Женька попятился. В голове у него немного прояснилось – не до конца, а ровно настолько, чтобы сообразить, что в этой ситуации следует позвать дежурного врача. Он повернулся, намереваясь отправиться за доктором Васильевым (да хоть к черту на рога, на край света, лишь бы подальше отсюда), и едва не заорал от неожиданности, обнаружив, что Олег Борисович стоит прямо у него за спиной.

– Вот те на – душ из говна, – почти нараспев пробормотал доктор, задумчиво озирая царящий в комнате чудовищный, невообразимый бардак. – И обязательно в мое дежурство! Ну-ка… – Отодвинув Женьку, он присел рядом со Шмяком на корточки, пощупал шею у него под левым ухом и, рассеянно вытирая пальцы о халат, констатировал: – Готов. Похоже на обширный инфаркт. А покойничек-то был подшофе! – добавил он, принюхавшись, и, оглянувшись, безошибочно отыскал взглядом сначала одну, а потом и вторую бутылку. – Твоя работа, боец?

Женька отчаянно затряс головой. Только сейчас до него дошло, что первым под подозрение в доставке Шмяку контрабандной выпивки неминуемо попадает он, Женька Соколкин, доверенное лицо покойника, единственный, кроме главврача, кого тот пускал к себе в палату. Если Семен Тихонович решит, что эти бутылки – Женькиных рук дело, мама в два счета лишится работы, а заодно и крыши над головой.

– Надеюсь, что так, – поднимаясь с корточек, сказал доктор Васильев. – Надеюсь, у тебя хватило ума не подставлять родную мать. Да и себя заодно. А если не хватило… Ладно, замнем для ясности. Пошли отсюда. И – рот на замок. Договорились?

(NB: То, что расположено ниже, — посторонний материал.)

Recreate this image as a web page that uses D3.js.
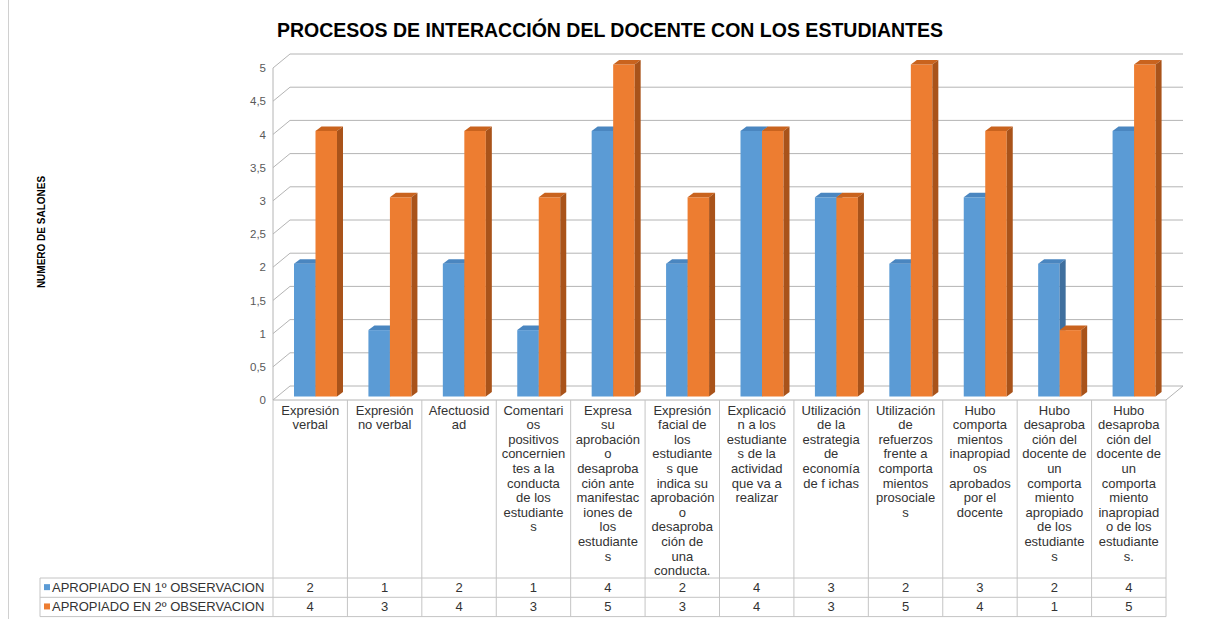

Женька кивнул и первым направился к выходу, не чуя под собой ног и больше всего на свете мечтая о том, чтобы просто проснуться.

2

Где-то около полудня по всему пансионату – во дворе, в сторожке, в ординаторской и коридорах – зажегся не выключенный с ночи свет. Через полчаса из-за поворота дороги послышался рокот мощного дизельного мотора, и к воротам, широким валом сгребая к обочине снег, подкатил желтый грейдер с оранжевой мигалкой на крыше. За грейдером, разбрасывая большими колесами снежные комья, катился санитарный «уазик», из-за формы кузова прозванный в народе «батоном». За «уазиком» полз большущий «шевроле» Семена Тихоновича, а следом, замыкая колонну, двигался еще один «УАЗ» – потрепанный сине-белый «бобик» из местного РОВД. День выдался солнечный, с морозцем, и снег на разные голоса визжал и скрипел под колесами. Охранник Николай распахнул ворота, грейдер поднял нож и, газанув, покатился по расчищенной вручную подъездной дороге к разворотному кругу перед крыльцом. За ним во двор въехали остальные машины, знаменуя своим прибытием конец непродолжительной снежной робинзонады.